Vente en ligne de médicaments : le rappel à l'ordre du législateur français

L'Ordonnance du 19 décembre 2012, symbole de la libéralisation de la vente en ligne de médicaments, semble être contraire aux principes énoncés par la Directive 2011/62/UE du 8 juin 2011, elle-même interprétée à la lumière de la jurisprudence de la CJUE, notamment par son arrêt "Doc Morris" du 11 décembre 2003.

Par une ordonnance de référé du 14 février 2013, le Conseil d'Etat a fait droit à la demande de suspension de l'Ordonnance formulée par un pharmacien de Caen.

Ce pharmacien, pionnier de la vente en ligne de médicaments, avait fait ses premiers pas dans la sphère vertueuse du e-commerce en novembre 2012 et avait ainsi inspiré de nombreux commentaires et articles, ravivant la question de la vente en ligne de médicaments et plus précisément des conditions de la transposition en droit français des dispositions de la Directive 2011/62/UE.

La transposition en droit français a bien eu lieu par une ordonnance du 19 décembre 2012. Mais le texte de transposition, aussi symbolique soit-il, n'a pas accordé aux pharmaciens français connectés toute la liberté qu'ils pouvaient attendre, notamment au regard du droit européen.
Le droit européen distingue deux catégories de médicaments: les médicaments soumis à prescription et ceux qui ne le sont pas.
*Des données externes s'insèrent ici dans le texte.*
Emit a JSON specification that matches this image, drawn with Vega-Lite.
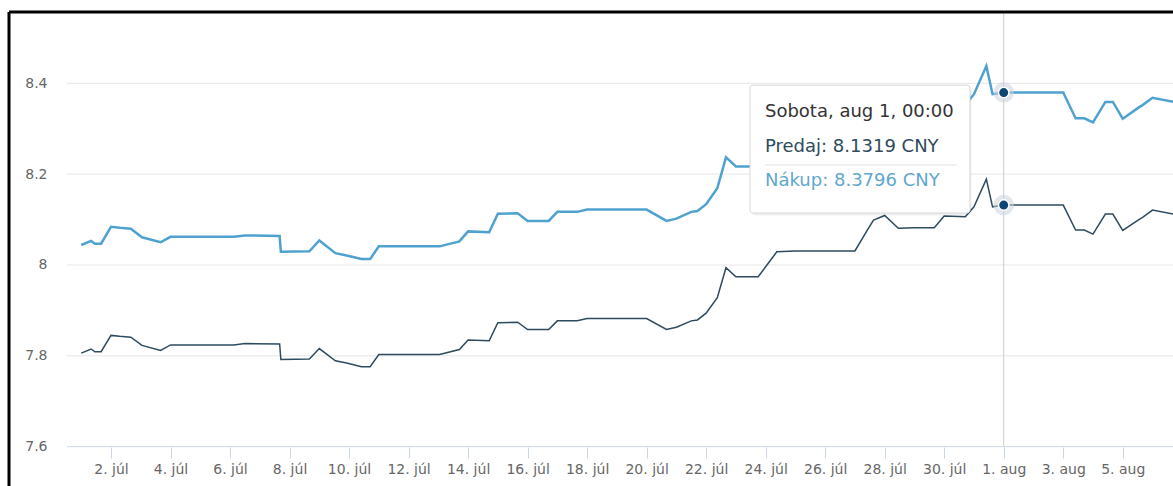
{
  "$schema": "https://vega.github.io/schema/vega-lite/v6.json",
  "autosize": {"type": "none"},
  "padding": {"left": 9, "top": 12, "right": 0, "bottom": 0},
  "width": 1164,
  "height": 474,
  "background": "white",
  "config": {
    "view": {"stroke": null},
    "font": "DejaVu Sans",
    "axisX": {"domain": false, "grid": false, "ticks": true, "tickSize": 11, "tickColor": "#ccd6eb", "tickWidth": 1,
      "labelFont": "DejaVu Sans", "labelFontSize": 14, "labelColor": "#666666", "labelPadding": 4,
      "labelOverlap": false, "labelFlush": false, "title": null, "offset": -39},
    "axisY": {"domain": false, "grid": false, "ticks": false,
      "labelFont": "DejaVu Sans", "labelFontSize": 14, "labelColor": "#666666", "labelPadding": 2,
      "title": null, "offset": -40}
  },
  "datasets": {
    "rates": [
      {"d": "2020-07-01T00:00:00", "predaj": 7.806, "nakup": 8.044},
      {"d": "2020-07-01T08:00:00", "predaj": 7.815, "nakup": 8.053},
      {"d": "2020-07-01T11:00:00", "predaj": 7.809, "nakup": 8.047},
      {"d": "2020-07-01T16:00:00", "predaj": 7.809, "nakup": 8.047},
      {"d": "2020-07-02T00:00:00", "predaj": 7.845, "nakup": 8.084},
      {"d": "2020-07-02T07:00:00", "predaj": 7.843, "nakup": 8.082},
      {"d": "2020-07-02T16:00:00", "predaj": 7.841, "nakup": 8.080},
      {"d": "2020-07-03T01:00:00", "predaj": 7.823, "nakup": 8.061},
      {"d": "2020-07-03T16:00:00", "predaj": 7.812, "nakup": 8.050},
      {"d": "2020-07-04T00:00:00", "predaj": 7.824, "nakup": 8.062},
      {"d": "2020-07-06T03:00:00", "predaj": 7.824, "nakup": 8.062},
      {"d": "2020-07-06T12:00:00", "predaj": 7.827, "nakup": 8.065},
      {"d": "2020-07-07T16:00:00", "predaj": 7.826, "nakup": 8.064},
      {"d": "2020-07-07T17:00:00", "predaj": 7.792, "nakup": 8.029},
      {"d": "2020-07-08T16:00:00", "predaj": 7.793, "nakup": 8.030},
      {"d": "2020-07-09T00:00:00", "predaj": 7.816, "nakup": 8.054},
      {"d": "2020-07-09T13:00:00", "predaj": 7.789, "nakup": 8.026},
      {"d": "2020-07-09T22:00:00", "predaj": 7.784, "nakup": 8.021},
      {"d": "2020-07-10T10:00:00", "predaj": 7.776, "nakup": 8.013},
      {"d": "2020-07-10T17:00:00", "predaj": 7.776, "nakup": 8.013},
      {"d": "2020-07-11T00:00:00", "predaj": 7.803, "nakup": 8.041},
      {"d": "2020-07-13T01:00:00", "predaj": 7.803, "nakup": 8.041},
      {"d": "2020-07-13T17:00:00", "predaj": 7.814, "nakup": 8.052},
      {"d": "2020-07-14T00:00:00", "predaj": 7.835, "nakup": 8.074},
      {"d": "2020-07-14T17:00:00", "predaj": 7.833, "nakup": 8.072},
      {"d": "2020-07-15T00:00:00", "predaj": 7.873, "nakup": 8.113},
      {"d": "2020-07-15T16:00:00", "predaj": 7.874, "nakup": 8.114},
      {"d": "2020-07-16T00:00:00", "predaj": 7.858, "nakup": 8.097},
      {"d": "2020-07-16T17:00:00", "predaj": 7.858, "nakup": 8.097},
      {"d": "2020-07-17T00:00:00", "predaj": 7.877, "nakup": 8.117},
      {"d": "2020-07-17T16:00:00", "predaj": 7.877, "nakup": 8.117},
      {"d": "2020-07-18T00:00:00", "predaj": 7.882, "nakup": 8.122},
      {"d": "2020-07-20T00:00:00", "predaj": 7.882, "nakup": 8.122},
      {"d": "2020-07-20T16:00:00", "predaj": 7.858, "nakup": 8.097},
      {"d": "2020-07-21T00:00:00", "predaj": 7.863, "nakup": 8.102},
      {"d": "2020-07-21T12:00:00", "predaj": 7.877, "nakup": 8.117},
      {"d": "2020-07-21T17:00:00", "predaj": 7.879, "nakup": 8.119},
      {"d": "2020-07-22T00:00:00", "predaj": 7.894, "nakup": 8.134},
      {"d": "2020-07-22T09:00:00", "predaj": 7.928, "nakup": 8.169},
      {"d": "2020-07-22T16:00:00", "predaj": 7.994, "nakup": 8.237},
      {"d": "2020-07-23T00:00:00", "predaj": 7.974, "nakup": 8.217},
      {"d": "2020-07-23T18:00:00", "predaj": 7.974, "nakup": 8.217},
      {"d": "2020-07-24T00:00:00", "predaj": 7.996, "nakup": 8.240},
      {"d": "2020-07-24T09:00:00", "predaj": 8.029, "nakup": 8.273},
      {"d": "2020-07-25T00:00:00", "predaj": 8.031, "nakup": 8.276},
      {"d": "2020-07-27T00:00:00", "predaj": 8.031, "nakup": 8.276},
      {"d": "2020-07-27T10:00:00", "predaj": 8.077, "nakup": 8.323},
      {"d": "2020-07-27T15:00:00", "predaj": 8.099, "nakup": 8.346},
      {"d": "2020-07-28T00:00:00", "predaj": 8.109, "nakup": 8.356},
      {"d": "2020-07-28T11:00:00", "predaj": 8.081, "nakup": 8.327},
      {"d": "2020-07-29T00:00:00", "predaj": 8.082, "nakup": 8.328},
      {"d": "2020-07-29T16:00:00", "predaj": 8.082, "nakup": 8.328},
      {"d": "2020-07-30T00:00:00", "predaj": 8.108, "nakup": 8.355},
      {"d": "2020-07-30T17:00:00", "predaj": 8.106, "nakup": 8.353},
      {"d": "2020-07-31T00:00:00", "predaj": 8.128, "nakup": 8.376},
      {"d": "2020-07-31T10:00:00", "predaj": 8.189, "nakup": 8.438},
      {"d": "2020-07-31T15:00:00", "predaj": 8.128, "nakup": 8.376},
      {"d": "2020-08-01T00:00:00", "predaj": 8.1319, "nakup": 8.3796},
      {"d": "2020-08-03T00:00:00", "predaj": 8.1319, "nakup": 8.3796},
      {"d": "2020-08-03T10:00:00", "predaj": 8.077, "nakup": 8.323},
      {"d": "2020-08-03T17:00:00", "predaj": 8.077, "nakup": 8.323},
      {"d": "2020-08-04T00:00:00", "predaj": 8.068, "nakup": 8.314},
      {"d": "2020-08-04T10:00:00", "predaj": 8.112, "nakup": 8.359},
      {"d": "2020-08-04T16:00:00", "predaj": 8.112, "nakup": 8.359},
      {"d": "2020-08-05T00:00:00", "predaj": 8.076, "nakup": 8.322},
      {"d": "2020-08-05T13:00:00", "predaj": 8.100, "nakup": 8.347},
      {"d": "2020-08-05T16:00:00", "predaj": 8.105, "nakup": 8.352},
      {"d": "2020-08-06T00:00:00", "predaj": 8.121, "nakup": 8.368},
      {"d": "2020-08-06T17:00:00", "predaj": 8.112, "nakup": 8.359},
      {"d": "2020-08-07T00:00:00", "predaj": 8.108, "nakup": 8.355}
    ],
    "grid": [{"v": 8.4}, {"v": 8.2}, {"v": 8.0}, {"v": 7.8}],
    "one": [{}],
    "hover": [
      {"d": "2020-08-01T00:00:00", "v": 8.1319},
      {"d": "2020-08-01T00:00:00", "v": 8.3796}
    ],
    "tip": [
      {"line": "Sobota, aug 1, 00:00", "v": 8.3368, "c": "#333333"},
      {"line": "Predaj: 8.1319 CNY", "v": 8.2598, "c": "#2e4a5c"},
      {"line": "Nákup: 8.3796 CNY", "v": 8.1849, "c": "#5fa7cf"}
    ]
  },
  "layer": [
    {
      "data": {"name": "rates"},
      "mark": {"type": "line", "stroke": "#2d4b5f", "strokeWidth": 1.5, "clip": true, "opacity": 0},
      "encoding": {
        "x": {"field": "d", "type": "temporal", "title": null,
          "scale": {"domain": [{"year": 2020, "month": 6, "date": 28, "hours": 13, "minutes": 44}, {"year": 2020, "month": 8, "date": 6, "hours": 16, "minutes": 32}]},
          "axis": {
            "values": [
              {"year": 2020, "month": 7, "date": 2}, {"year": 2020, "month": 7, "date": 4},
              {"year": 2020, "month": 7, "date": 6}, {"year": 2020, "month": 7, "date": 8},
              {"year": 2020, "month": 7, "date": 10}, {"year": 2020, "month": 7, "date": 12},
              {"year": 2020, "month": 7, "date": 14}, {"year": 2020, "month": 7, "date": 16},
              {"year": 2020, "month": 7, "date": 18}, {"year": 2020, "month": 7, "date": 20},
              {"year": 2020, "month": 7, "date": 22}, {"year": 2020, "month": 7, "date": 24},
              {"year": 2020, "month": 7, "date": 26}, {"year": 2020, "month": 7, "date": 28},
              {"year": 2020, "month": 7, "date": 30}, {"year": 2020, "month": 8, "date": 1},
              {"year": 2020, "month": 8, "date": 3}, {"year": 2020, "month": 8, "date": 5}
            ],
            "labelExpr": "timeFormat(datum.value, '%-d') + '. ' + (month(datum.value) == 6 ? 'júl' : 'aug')"
          }
        },
        "y": {"field": "predaj", "type": "quantitative", "title": null,
          "scale": {"domain": [7.5134, 8.557], "nice": false, "zero": false},
          "axis": {"values": [7.6, 7.8, 8.0, 8.2, 8.4], "labelExpr": "format(datum.value, '~g')"}
        }
      }
    },
    {
      "data": {"name": "grid"},
      "mark": {"type": "rule", "stroke": "#e6e6e6", "strokeWidth": 1},
      "encoding": {
        "x": {"datum": {"year": 2020, "month": 6, "date": 30, "hours": 12, "minutes": 31}, "type": "temporal", "title": null},
        "x2": {"datum": {"year": 2020, "month": 8, "date": 7, "hours": 12}},
        "y": {"field": "v", "type": "quantitative", "title": null}
      }
    },
    {
      "data": {"name": "one"},
      "mark": {"type": "rule", "stroke": "#ccd6eb", "strokeWidth": 1},
      "encoding": {
        "x": {"datum": {"year": 2020, "month": 6, "date": 30, "hours": 12, "minutes": 31}, "type": "temporal", "title": null},
        "x2": {"datum": {"year": 2020, "month": 8, "date": 7, "hours": 12}},
        "y": {"datum": 7.6, "type": "quantitative", "title": null}
      }
    },
    {
      "data": {"name": "one"},
      "mark": {"type": "rule", "stroke": "#cccccc", "strokeWidth": 1},
      "encoding": {
        "x": {"datum": {"year": 2020, "month": 8, "date": 1}, "type": "temporal", "title": null},
        "y": {"datum": 7.6, "type": "quantitative", "title": null},
        "y2": {"datum": 8.557}
      }
    },
    {
      "data": {"name": "rates"},
      "mark": {"type": "line", "stroke": "#2d4b5f", "strokeWidth": 1.5, "clip": true},
      "encoding": {
        "x": {"field": "d", "type": "temporal", "title": null},
        "y": {"field": "predaj", "type": "quantitative", "title": null}
      }
    },
    {
      "data": {"name": "rates"},
      "mark": {"type": "line", "stroke": "#4fa2d0", "strokeWidth": 2.5, "clip": true},
      "encoding": {
        "x": {"field": "d", "type": "temporal", "title": null},
        "y": {"field": "nakup", "type": "quantitative", "title": null}
      }
    },
    {
      "data": {"name": "one"},
      "mark": {"type": "rect", "fill": "#000000", "opacity": 0.06, "cornerRadius": 4},
      "encoding": {
        "x": {"datum": {"year": 2020, "month": 7, "date": 23, "hours": 12, "minutes": 30}, "type": "temporal", "title": null},
        "x2": {"datum": {"year": 2020, "month": 7, "date": 30, "hours": 22, "minutes": 0}},
        "y": {"datum": 8.392, "type": "quantitative", "title": null},
        "y2": {"datum": 8.109}
      }
    },
    {
      "data": {"name": "one"},
      "mark": {"type": "rect", "fill": "#ffffff", "stroke": "#d6d6d6", "strokeWidth": 1, "cornerRadius": 3},
      "encoding": {
        "x": {"datum": {"year": 2020, "month": 7, "date": 23, "hours": 11, "minutes": 22}, "type": "temporal", "title": null},
        "x2": {"datum": {"year": 2020, "month": 7, "date": 30, "hours": 20, "minutes": 48}},
        "y": {"datum": 8.396, "type": "quantitative", "title": null},
        "y2": {"datum": 8.1144}
      }
    },
    {
      "data": {"name": "one"},
      "mark": {"type": "rule", "stroke": "#e3e3e3", "strokeWidth": 1},
      "encoding": {
        "x": {"datum": {"year": 2020, "month": 7, "date": 23, "hours": 23, "minutes": 28}, "type": "temporal", "title": null},
        "x2": {"datum": {"year": 2020, "month": 7, "date": 30, "hours": 10, "minutes": 19}},
        "y": {"datum": 8.2202, "type": "quantitative", "title": null}
      }
    },
    {
      "data": {"name": "tip"},
      "mark": {"type": "text", "align": "left", "baseline": "middle", "font": "DejaVu Sans", "fontSize": 18},
      "encoding": {
        "x": {"datum": {"year": 2020, "month": 7, "date": 23, "hours": 23, "minutes": 28}, "type": "temporal", "title": null},
        "y": {"field": "v", "type": "quantitative", "title": null},
        "text": {"field": "line"},
        "color": {"field": "c", "type": "nominal", "scale": null, "legend": null}
      }
    },
    {
      "data": {"name": "hover"},
      "mark": {"type": "point", "filled": true, "fill": "#c9d3de", "opacity": 0.55, "size": 420, "strokeWidth": 0},
      "encoding": {
        "x": {"field": "d", "type": "temporal", "title": null},
        "y": {"field": "v", "type": "quantitative", "title": null}
      }
    },
    {
      "data": {"name": "hover"},
      "mark": {"type": "point", "filled": true, "fill": "#0d4675", "stroke": "#ffffff", "strokeWidth": 1.5, "opacity": 1, "size": 110},
      "encoding": {
        "x": {"field": "d", "type": "temporal", "title": null},
        "y": {"field": "v", "type": "quantitative", "title": null}
      }
    },
    {
      "data": {"name": "one"},
      "mark": {"type": "rule", "stroke": "#000000", "strokeWidth": 3},
      "encoding": {
        "x": {"datum": {"year": 2020, "month": 6, "date": 28, "hours": 13, "minutes": 44}, "type": "temporal", "title": null}
      }
    },
    {
      "data": {"name": "one"},
      "mark": {"type": "rule", "stroke": "#000000", "strokeWidth": 3},
      "encoding": {
        "y": {"datum": 8.557, "type": "quantitative", "title": null}
      }
    }
  ]
}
Le droit européen prévoit que les États membres ne peuvent exclure de la vente à distance au public au moyen de services de la société de l'information que les médicaments soumis à prescription.

Le législateur français a cru bon d'ajouter aux médicaments non soumis à ordonnance une sous-catégorie, celle des médicaments dits de médication officinale, présentés en accès direct au public dans les officines, dont la liste est fixée par l'Agence nationale de sécurité du médicament et des produits de santé, et de limiter l'autorisation de la vente en ligne de médicaments à cette seule sous-catégorie.

La solution de l'équation ainsi soumise au Conseil d’État était simple : le régime français de la vente en ligne de médicaments est plus contraignant que celui défini par le législateur européen. 

Aussi, le Conseil d’État a prononcé la suspension de l'exécution de l'article L5125-34 du Code de la santé publique (qui devait entrer en vigueur le 1er mars 2013) "en tant qu'il ne limite pas aux seuls médicaments soumis à prescription obligatoire l'interdiction de faire l'objet de l'activité de commerce électronique ".
Le législateur français semble être vivement invité à revoir sa copie afin de d'ouvrir un peu plus encore les portes du commerce en ligne aux pharmaciens et de se conformer à l'esprit de la Directive applicable en autorisant la vente en ligne pour l'ensemble des médicaments non soumis à prescription médicale.